--- BEGIN ---

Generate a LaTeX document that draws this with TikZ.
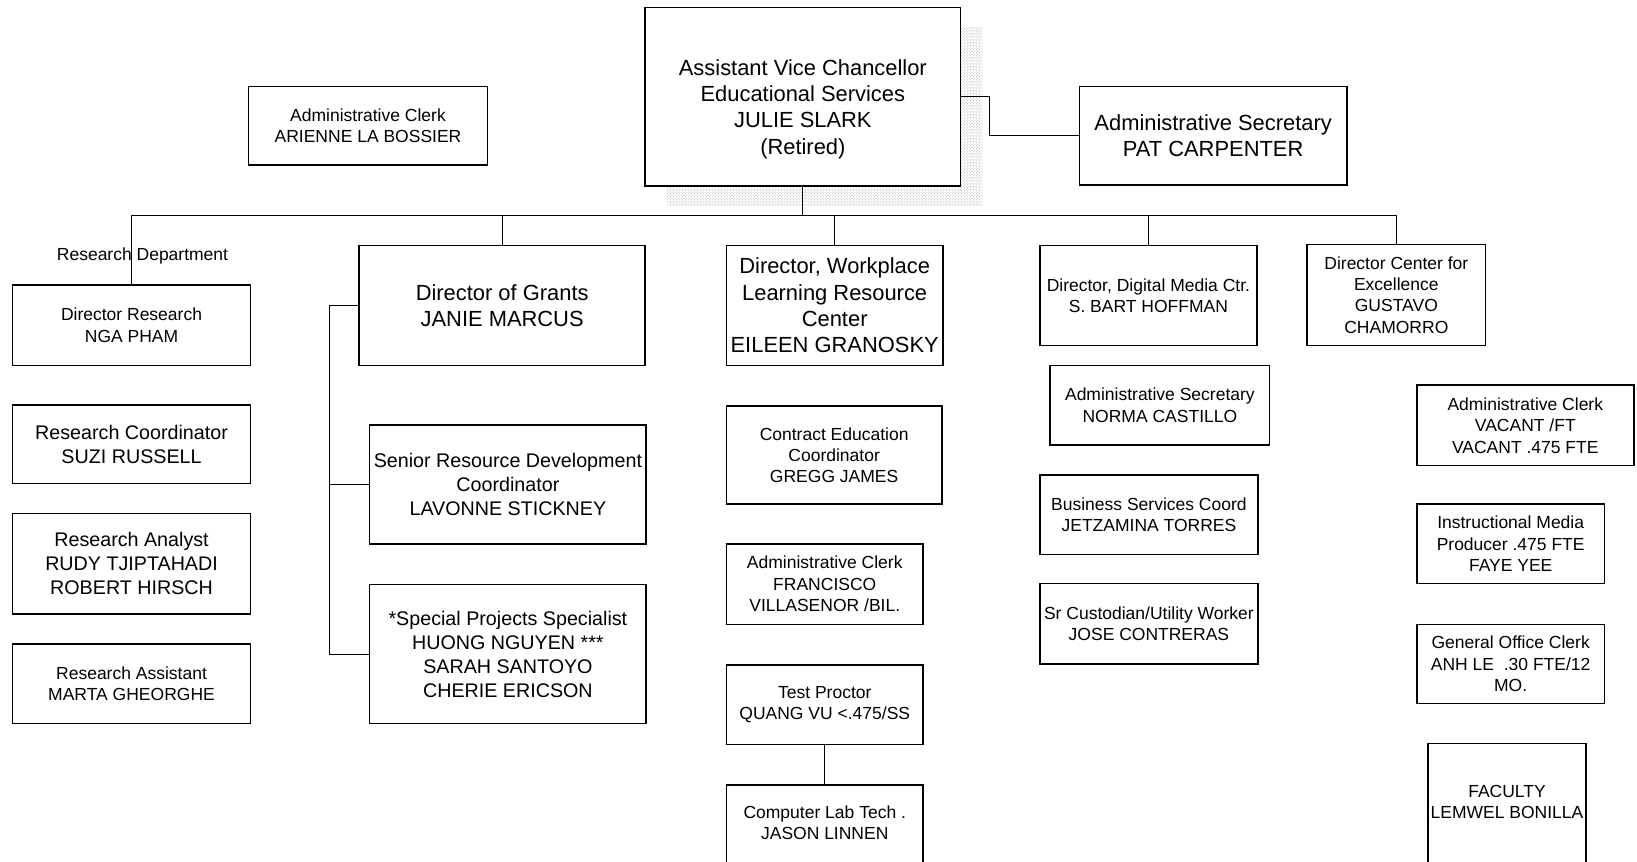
\documentclass[tikz,border=0pt]{standalone}
\usepackage{fontspec}
\setmainfont{Liberation Sans}
\usetikzlibrary{patterns}

% type sizes used on the chart
\newcommand\fsmall{\fontsize{17.5pt}{21.4pt}\selectfont}
\newcommand\fmed{\fontsize{19.7pt}{24pt}\selectfont}
\newcommand\flarge{\fontsize{21.9pt}{26.4pt}\selectfont}

% \orgbox{name}{style}{x1}{y1}{x2}{y2}{text}: a box given by its corners
\newcommand\orgbox[7]{%
  \node[orgnode,#2,minimum width={(#5-#3)*1.044pt},minimum height={(#6-#4)*1.044pt}]
    (#1) at ({(#3+#5)/2},{(#4+#6)/2}) {#7};}

\tikzset{
  orgnode/.style={draw=black, line width=1.6pt, fill=white, align=center,
                  inner sep=1pt, text=black},
  small/.style={font=\fsmall},
  med/.style={font=\fmed},
  large/.style={font=\flarge},
  plain/.style={align=center, inner sep=0pt, text=black},
  link/.style={draw=black, line width=1.1pt},
}

\begin{document}
\begin{tikzpicture}[x=1.044pt, y=-1.044pt]
\useasboundingbox (0,0) rectangle (1568,825);
\clip (0,0) rectangle (1568,825);
\fill[white] (0,0) rectangle (1568,825);

% stippled shadow behind the top box
\fill[pattern=crosshatch dots, pattern color=black!35] (639,26) rectangle (941,197);

% top level
\orgbox{avc}{large}{618}{7}{920}{178}{}
\node[plain, font=\flarge] (avctext) at (769,104.5)
  {Assistant Vice Chancellor\\Educational Services\\JULIE SLARK\\(Retired)};
\orgbox{clerkA}{small}{238}{83}{467}{158}{Administrative Clerk\\ARIENNE LA BOSSIER}
\orgbox{secP}{large}{1034}{83}{1290}{177}{Administrative Secretary\\PAT CARPENTER}

% research department
\orgbox{dirR}{small}{12}{273}{240}{350}{Director Research\\NGA PHAM}
\orgbox{resC}{med}{12}{388}{240}{463}{Research Coordinator\\SUZI RUSSELL}
\orgbox{resAn}{med}{12}{492}{240}{588}{Research Analyst\\RUDY TJIPTAHADI\\ROBERT HIRSCH}
\orgbox{resAs}{small}{12}{617}{240}{693}{Research Assistant\\MARTA GHEORGHE}

% grants
\orgbox{grants}{large}{344}{235}{618}{350}{Director of Grants\\JANIE MARCUS}
\orgbox{srd}{med}{354}{407}{619}{521}{Senior Resource Development\\Coordinator\\LAVONNE STICKNEY}
\orgbox{spec}{med}{354}{560}{619}{693}{*Special Projects Specialist\\HUONG NGUYEN ***\\SARAH SANTOYO\\CHERIE ERICSON}

% workplace learning resource center
\orgbox{wlrc}{large}{696}{235}{903}{350}{Director, Workplace\\Learning Resource\\Center\\EILEEN GRANOSKY}
\orgbox{ced}{small}{696}{389}{902}{483}{Contract Education\\Coordinator\\GREGG JAMES}
\orgbox{fran}{small}{696}{521}{884}{598}{Administrative Clerk\\FRANCISCO\\VILLASENOR /BIL.}
\orgbox{test}{small}{696}{637}{884}{713}{Test Proctor\\QUANG VU <.475/SS}
\orgbox{lab}{small}{696}{752}{884}{834}{}
\node[plain, font=\fsmall] (labtext) at (790,788) {Computer Lab Tech .\\JASON LINNEN};

% digital media center
\orgbox{dmc}{small}{996}{235}{1204}{331}{Director, Digital Media Ctr.\\S. BART HOFFMAN}
\orgbox{norma}{small}{1006}{350}{1216}{426}{Administrative Secretary\\NORMA CASTILLO}
\orgbox{busc}{small}{996}{455}{1205}{531}{Business Services Coord\\JETZAMINA TORRES}
\orgbox{cust}{small}{996}{559}{1205}{636}{Sr Custodian/Utility Worker\\JOSE CONTRERAS}

% center for excellence
\orgbox{cfe}{small}{1252}{234}{1423}{331}{Director Center for\\Excellence\\GUSTAVO\\CHAMORRO}
\orgbox{vac}{small}{1357}{369}{1565}{446}{Administrative Clerk\\VACANT /FT\\VACANT .475 FTE}
\orgbox{imp}{small}{1357}{483}{1537}{559}{Instructional Media\\Producer .475 FTE\\FAYE YEE}
\orgbox{goc}{small}{1357}{598}{1537}{674}{General Office Clerk\\ANH LE\ \ .30 FTE/12\\MO.}
\orgbox{fac}{small}{1368}{712}{1519}{834}{}
\node[plain, font=\fsmall] (factext) at (1443.5,768) {FACULTY\\LEMWEL BONILLA};

% connectors
\coordinate (busy) at (0,206);
\draw[link] (avc.south) -- (avc.south |- busy);
\draw[link] (dirR.north |- busy) -- (cfe.north |- busy);
\foreach \n in {dirR,grants,wlrc,dmc,cfe}
  \draw[link] (\n.north |- busy) -- (\n.north);

\coordinate (secx) at (948,0);
\draw[link] (avc.east) -- (secx |- avc.east) |- (secP.west);

\coordinate (gbr) at (316,0);
\draw[link] (grants.west) -- (gbr |- grants.west) |- (spec.west);
\draw[link] (gbr |- srd.west) -- (srd.west);

\draw[link] (test.south) -- (lab.north);

% department caption, crossed by the drop line
\node[plain, font=\fsmall] (resdept) at (136.5,245) {Research Department};
\end{tikzpicture}
\end{document}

--- END ---

Exercise prompt:
Retype each line of the listing above word for word. Exclude the pictures.

The solution:
Generate a LaTeX document that draws this with TikZ.
\documentclass[tikz,border=0pt]{standalone}
\usepackage{fontspec}
\setmainfont{Liberation Sans}
\usetikzlibrary{patterns}

% type sizes used on the chart
\newcommand\fsmall{\fontsize{17.5pt}{21.4pt}\selectfont}
\newcommand\fmed{\fontsize{19.7pt}{24pt}\selectfont}
\newcommand\flarge{\fontsize{21.9pt}{26.4pt}\selectfont}

% \orgbox{name}{style}{x1}{y1}{x2}{y2}{text}: a box given by its corners
\newcommand\orgbox[7]{%
  \node[orgnode,#2,minimum width={(#5-#3)*1.044pt},minimum height={(#6-#4)*1.044pt}]
    (#1) at ({(#3+#5)/2},{(#4+#6)/2}) {#7};}

\tikzset{
  orgnode/.style={draw=black, line width=1.6pt, fill=white, align=center,
                  inner sep=1pt, text=black},
  small/.style={font=\fsmall},
  med/.style={font=\fmed},
  large/.style={font=\flarge},
  plain/.style={align=center, inner sep=0pt, text=black},
  link/.style={draw=black, line width=1.1pt},
}

\begin{document}
\begin{tikzpicture}[x=1.044pt, y=-1.044pt]
\useasboundingbox (0,0) rectangle (1568,825);
\clip (0,0) rectangle (1568,825);
\fill[white] (0,0) rectangle (1568,825);

% stippled shadow behind the top box
\fill[pattern=crosshatch dots, pattern color=black!35] (639,26) rectangle (941,197);

% top level
\orgbox{avc}{large}{618}{7}{920}{178}{}
\node[plain, font=\flarge] (avctext) at (769,104.5)
  {Assistant Vice Chancellor\\Educational Services\\JULIE SLARK\\(Retired)};
\orgbox{clerkA}{small}{238}{83}{467}{158}{Administrative Clerk\\ARIENNE LA BOSSIER}
\orgbox{secP}{large}{1034}{83}{1290}{177}{Administrative Secretary\\PAT CARPENTER}

% research department
\orgbox{dirR}{small}{12}{273}{240}{350}{Director Research\\NGA PHAM}
\orgbox{resC}{med}{12}{388}{240}{463}{Research Coordinator\\SUZI RUSSELL}
\orgbox{resAn}{med}{12}{492}{240}{588}{Research Analyst\\RUDY TJIPTAHADI\\ROBERT HIRSCH}
\orgbox{resAs}{small}{12}{617}{240}{693}{Research Assistant\\MARTA GHEORGHE}

% grants
\orgbox{grants}{large}{344}{235}{618}{350}{Director of Grants\\JANIE MARCUS}
\orgbox{srd}{med}{354}{407}{619}{521}{Senior Resource Development\\Coordinator\\LAVONNE STICKNEY}
\orgbox{spec}{med}{354}{560}{619}{693}{*Special Projects Specialist\\HUONG NGUYEN ***\\SARAH SANTOYO\\CHERIE ERICSON}

% workplace learning resource center
\orgbox{wlrc}{large}{696}{235}{903}{350}{Director, Workplace\\Learning Resource\\Center\\EILEEN GRANOSKY}
\orgbox{ced}{small}{696}{389}{902}{483}{Contract Education\\Coordinator\\GREGG JAMES}
\orgbox{fran}{small}{696}{521}{884}{598}{Administrative Clerk\\FRANCISCO\\VILLASENOR /BIL.}
\orgbox{test}{small}{696}{637}{884}{713}{Test Proctor\\QUANG VU <.475/SS}
\orgbox{lab}{small}{696}{752}{884}{834}{}
\node[plain, font=\fsmall] (labtext) at (790,788) {Computer Lab Tech .\\JASON LINNEN};

% digital media center
\orgbox{dmc}{small}{996}{235}{1204}{331}{Director, Digital Media Ctr.\\S. BART HOFFMAN}
\orgbox{norma}{small}{1006}{350}{1216}{426}{Administrative Secretary\\NORMA CASTILLO}
\orgbox{busc}{small}{996}{455}{1205}{531}{Business Services Coord\\JETZAMINA TORRES}
\orgbox{cust}{small}{996}{559}{1205}{636}{Sr Custodian/Utility Worker\\JOSE CONTRERAS}

% center for excellence
\orgbox{cfe}{small}{1252}{234}{1423}{331}{Director Center for\\Excellence\\GUSTAVO\\CHAMORRO}
\orgbox{vac}{small}{1357}{369}{1565}{446}{Administrative Clerk\\VACANT /FT\\VACANT .475 FTE}
\orgbox{imp}{small}{1357}{483}{1537}{559}{Instructional Media\\Producer .475 FTE\\FAYE YEE}
\orgbox{goc}{small}{1357}{598}{1537}{674}{General Office Clerk\\ANH LE\ \ .30 FTE/12\\MO.}
\orgbox{fac}{small}{1368}{712}{1519}{834}{}
\node[plain, font=\fsmall] (factext) at (1443.5,768) {FACULTY\\LEMWEL BONILLA};

% connectors
\coordinate (busy) at (0,206);
\draw[link] (avc.south) -- (avc.south |- busy);
\draw[link] (dirR.north |- busy) -- (cfe.north |- busy);
\foreach \n in {dirR,grants,wlrc,dmc,cfe}
  \draw[link] (\n.north |- busy) -- (\n.north);

\coordinate (secx) at (948,0);
\draw[link] (avc.east) -- (secx |- avc.east) |- (secP.west);

\coordinate (gbr) at (316,0);
\draw[link] (grants.west) -- (gbr |- grants.west) |- (spec.west);
\draw[link] (gbr |- srd.west) -- (srd.west);

\draw[link] (test.south) -- (lab.north);

% department caption, crossed by the drop line
\node[plain, font=\fsmall] (resdept) at (136.5,245) {Research Department};
\end{tikzpicture}
\end{document}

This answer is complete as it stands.